Lecture January 27, 2003

Ethical Issues related to “The End of Employment as we knew it”
January 27, 2003

Premise of lecture; “these changes are altering our personal lives.” (Reich, page 94 in kit)

Overview of lecture:

1. complete Mosco’s overview: focus on deskilling and electronic monitoring
2. 2. Reich’s overview: changes to our assumptions about work

1. More on deskilling: Menzies’ view (kit, p. 78, “It’s asset stripping applied to the social environment at large.”

“ If degradation of skilled work is one way in which networked economics facilitate increased control and power over workers [i.e., deskilling], the enhanced monitoring capacity afforded by these technologies is another.” (Barney, Prometheus Wired, p. 155)

kinds of electronic workplace surveillance:

1. performance monitoring (bulk of work is in digital form which when saved can be measurable in quantitative terms. (e.g., counting of keystrokes)…surveillance constant and relentless.
2. behaviour monitoring (e.g, monitor e-mail and Internet use, listen in periodically on conservations),

Ethical Issue: is this deskilling and surveillance “right”? what is the result of monitoring? Possibly feeling degraded, felling stressed, increased vulnerability to repetitive strain injuries…
OR do we just take this as part of our taken-for-granted lives? (the hegemonic control of our values??)

3. Reich’s Overview of 3 periods in American labour history:

Pre-employment (pre 1850’s)

- few had a fixed wage, people worked as family units (or slaves). Little differentiation between home and work (still true for most workers in the world); paid for tasks done
- in U.S. people’s independence valued (e.g., Abraham Lincoln as role model—didn’t want to work for someone.
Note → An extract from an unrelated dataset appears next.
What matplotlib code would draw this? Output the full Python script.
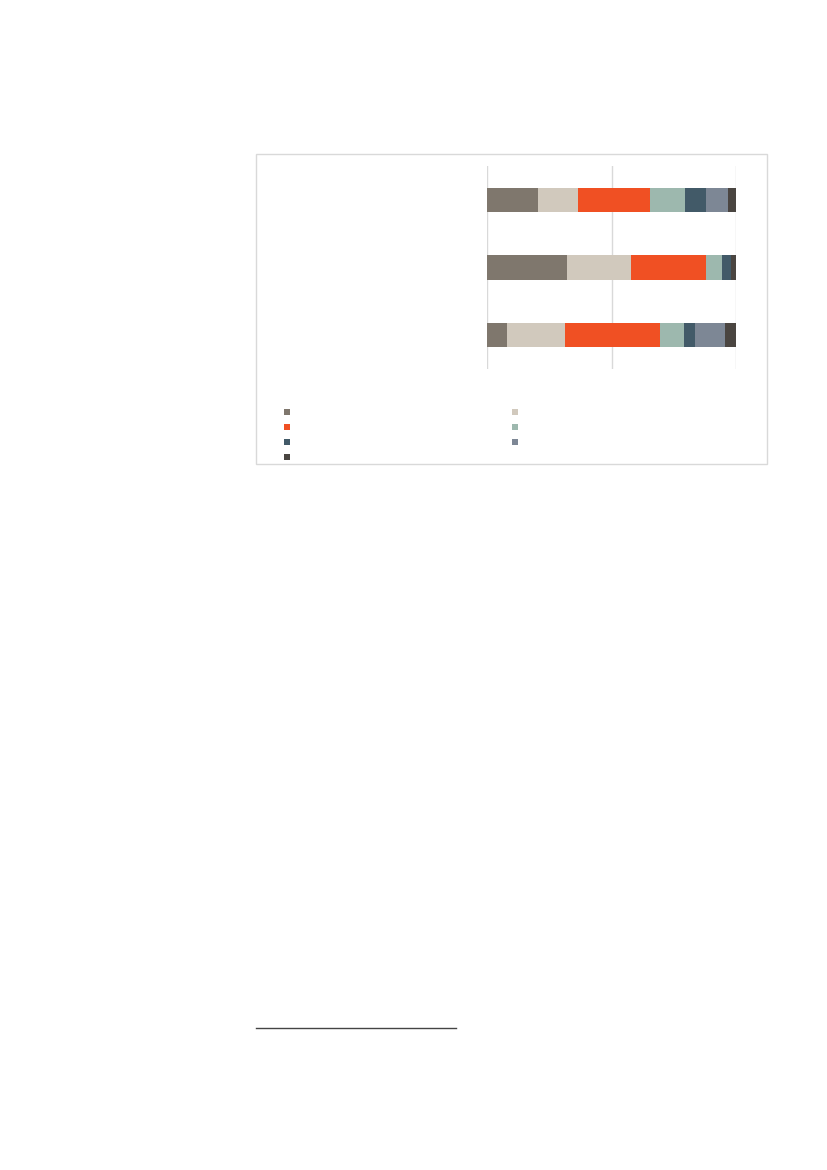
import numpy as np
import matplotlib
matplotlib.use('Agg')
import matplotlib.pyplot as plt
from matplotlib.patches import Patch, Rectangle

# shares in % per bar (top to bottom), one list per segment
kategorien = ['', '', '']
seg1 = [20.3, 32.0, 7.9]
seg2 = [16.3, 25.7, 23.4]
seg3 = [28.9, 30.4, 38.0]
seg4 = [14.2, 6.4, 9.9]
seg5 = [8.4, 3.6, 4.2]
seg6 = [8.7, 0.0, 12.3]
seg7 = [3.2, 1.9, 4.3]
serie = [seg1, seg2, seg3, seg4, seg5, seg6, seg7]
nomi = [''] * 7
colori = ['#7f776d', '#d1c9bd', '#f05023', '#9db8ae', '#425a68', '#7d8795', '#4a4541']
xticks = [0, 50, 100]

W, H = 827, 1170
fig = plt.figure(figsize=(W / 100, H / 100), dpi=100)

# cornice del grafico
fig.add_artist(Rectangle((256 / W, 1 - 464 / H), 511 / W, 310 / H,
                         transform=fig.transFigure, fill=False,
                         edgecolor='#d9d9d9', linewidth=1))

ax = fig.add_axes([487 / W, 1 - 369 / H, 249 / W, 203 / H])
y = np.arange(len(kategorien))
left = np.zeros(len(kategorien))
barre = []
for vals, c, n in zip(serie, colori, nomi):
    b = ax.barh(y, vals, left=left, height=0.355, color=c, label=n, zorder=3)
    barre.append(b)
    left += np.array(vals)

ax.set_xlim(0, 100)
ax.set_ylim(len(kategorien) - 0.5, -0.5)
ax.set_xticks(xticks)
ax.set_yticks([])
ax.tick_params(length=0, labelbottom=False)
ax.grid(axis='x', color='#d9d9d9', linewidth=1, zorder=0)
for s in ax.spines.values():
    s.set_visible(False)

# legenda a due colonne, ordinata per righe
ordine = [0, 2, 4, 6, 1, 3, 5]
handles = [Patch(facecolor=colori[i]) for i in ordine]
labels = [nomi[i] for i in ordine]
fig.legend(handles, labels, ncol=2, loc='upper left',
           bbox_to_anchor=(284 / W, 1 - 408 / H), frameon=False,
           fontsize=6, handlelength=0.72, handleheight=0.72,
           handletextpad=0.8, columnspacing=25.8, labelspacing=0.73,
           borderpad=0, borderaxespad=0)

# linea della nota a piè di pagina
fig.add_artist(plt.Line2D([256 / W, 456 / W], [1 - 1028 / H, 1 - 1028 / H],
                          transform=fig.transFigure, color='#444444', linewidth=1))

fig.savefig('out.png', dpi=100)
Employment (1850’s-1990’s)

- Unions protected workers’ wages and working conditions (1/3 in unions)
- stability in rest of work force.

Implicit rules of employment (the taken-for-granted assumptions):

1. steady work with predictably rising pay.
2. limited effort (paid for time put in); efficiency prized--theories of Taylorism
women raised children + did volunteer work
3. wage compression, and the expansion of the middle class (in 1950’s 1/2 of American “middle-class)

Post-employment (1990’s-21c)

1. end of steady work (only 10% in unions); earnings unpredictable; multiple jobs; reliance on contract faculty (e.g, universities)
2. necessity of continuous effort (pay based on your market value)
3. widening disparities between wages in firms: “incomes at op have grown twice as fast as those in the middle.” (kit p. 92)
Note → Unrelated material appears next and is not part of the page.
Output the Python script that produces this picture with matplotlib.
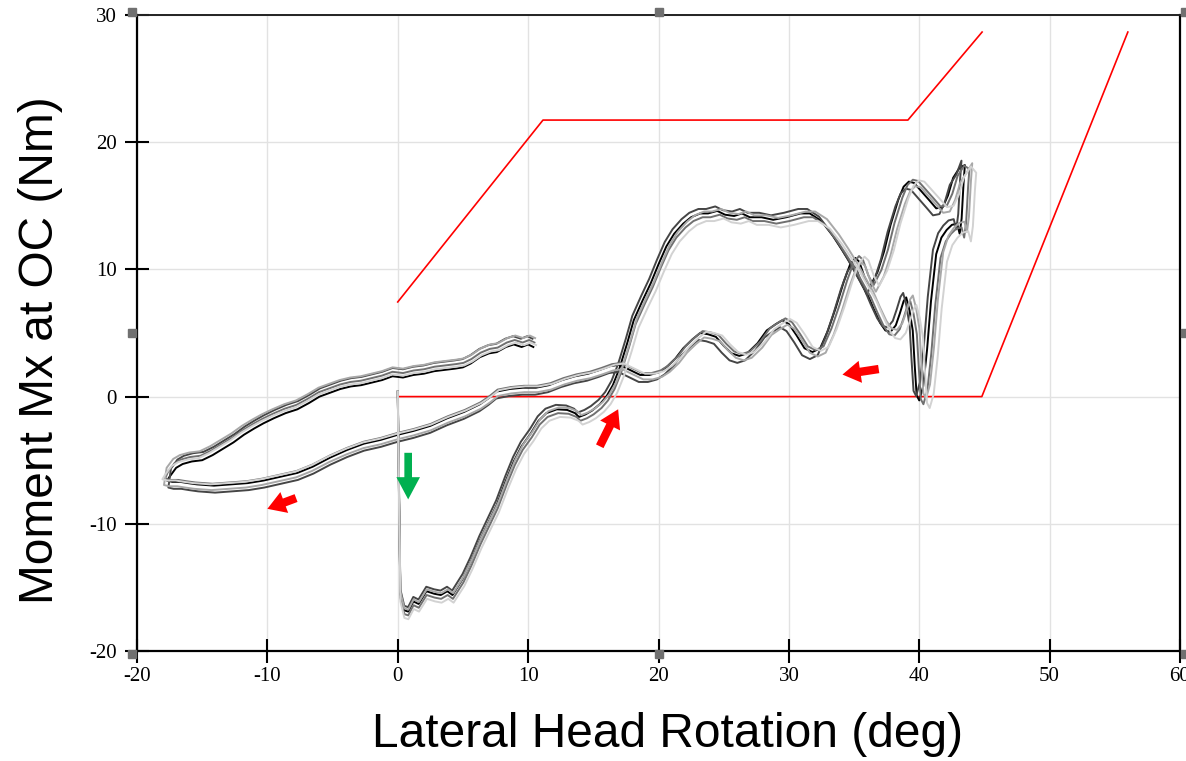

ideals of “personal responsibility and freedom of contract” similar to pre-employment period. (image of frontiersman” a powerful post-employment cyberspace image0

BUT significant differences;
Pre-employment; sellers sold in local markets and could set their prices + relied on communities for help in need (early social assistance)
Postemployment: buyers go global, and communities are not there for help in time of need….

Outcome: great for buyers, not so good for sellers (who have to cut costs and add new value)….
As Reich says, “we’re not just consumers..” (p. 94)
If “sellers” (other workers) are squeezed out, they aren’t able to “buy.”

Menzies’ critique—don’t accept the hegemonic power of this kind of work; concentrate on real people in real places. We understand ideology when we can put a face to it: stories move us out to real issues…in her article she ends with the personal narrative of the women who works for Pizza Pizza.